Aristóteles: é melhor que o povo governe ou o povo governa melhor?

by Francisco on segunda-feira, 15 de março de 2004

José Luiz Ames

As duas idéias colocadas no título aparentemente não têm maior diferença entre si. Será que não têm mesmo? A pergunta que Aristóteles se coloca é a seguinte: quem pode exercer de modo mais justo o governo num Estado? Em princípio, os diferentes partidos que existem no Estado pleiteiam esta condição. São eles, então, todos iguais e é indiferente quem exerce o poder soberano no Estado? Aristóteles pensa que não. Ele não tem dúvida de que a política é algo que diz respeito a todos. Logo, cabe ao povo exercer o poder soberano no Estado.

No entanto, cabe ao povo porque é melhor que ele governe, ou porque o povo governa melhor? Quando dizemos que “é melhor que o povo governe” estamos dizendo que apenas um “partido”, a massa, é capaz de realizar um governo justo. Agora, quando dizemos que “o povo governa melhor” estamos defendendo a idéia de que o governo exercido pelo povo resolve com maior eficiência os problemas em favor do interesse de todos. Não é possível, porém, dizer que, por princípio, ele é mais justo do que o governo de qualquer outro partido. Aristóteles fica com a segunda alternativa, porque pensa que o povo, tomado como um conjunto, é superior aos indivíduos, mesmo que estes sejam os melhores.

Por que as deliberações coletivas são melhores do que aquelas dos indivíduos, mesmo que sejam os mais sábios? Acontece que a deliberação feita pelo povo no seu conjunto é a única capaz de ver as coisas de múltiplos pontos de vista. Diante da objeção “tecnocrata”, de que deve decidir aquele que é competente, o especialista, Aristóteles responde: há assuntos, e a política é um deles, que devem ser decididos pelos usuários. Quer dizer, os destinatários da política são os cidadãos no seu conjunto. Somente eles sabem o que é bom ou não para eles. Pensar o contrário seria como afirmar que é o cozinheiro quem deve dizer se a comida é saborosa ou não.

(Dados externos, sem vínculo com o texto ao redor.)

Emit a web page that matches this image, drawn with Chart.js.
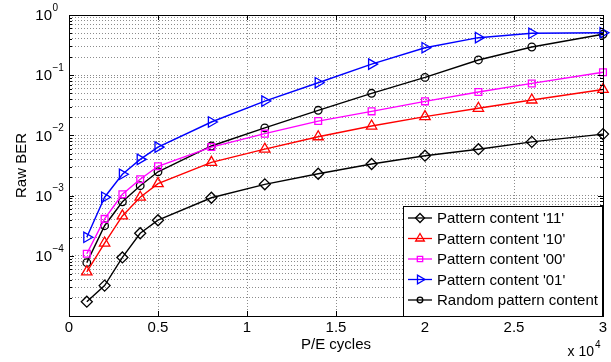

Aristóteles mostra que a superioridade da democracia não está tanto nos motivos práticos, que ele próprio destaca: é o mais estável e equilibrado dos regimes e o único a permitir a alternância real dos cargos entre os cidadãos. Hoje vemos somente estas vantagens. O pensador grego mostra que o principal não está ali. O decisivo é que o povo governa melhor. Somente quando o poder está nas mãos de todos os cidadãos, e não de um grupo, existe um sentimento de amor à comunidade. Somente nesta situação a política é algo que diz respeito “a nós” e não “aos outros”, os políticos profissionais.

Se levássemos a sério esta reflexão de Aristóteles, acabaria a picaretagem política. Hoje prevalece a idéia de que bom político é aquele que realiza os interesses dos grupos dos quais se diz representante. Se o Estado tivesse estruturas que possibilitassem a participação efetiva da coletividade, estes pretensos representantes perderiam sua importância em favor do sujeito principal da política, o cidadão.

*José Luiz Ames é doutor em Filosofia e professor da UNIOESTE, Campus de Toledo.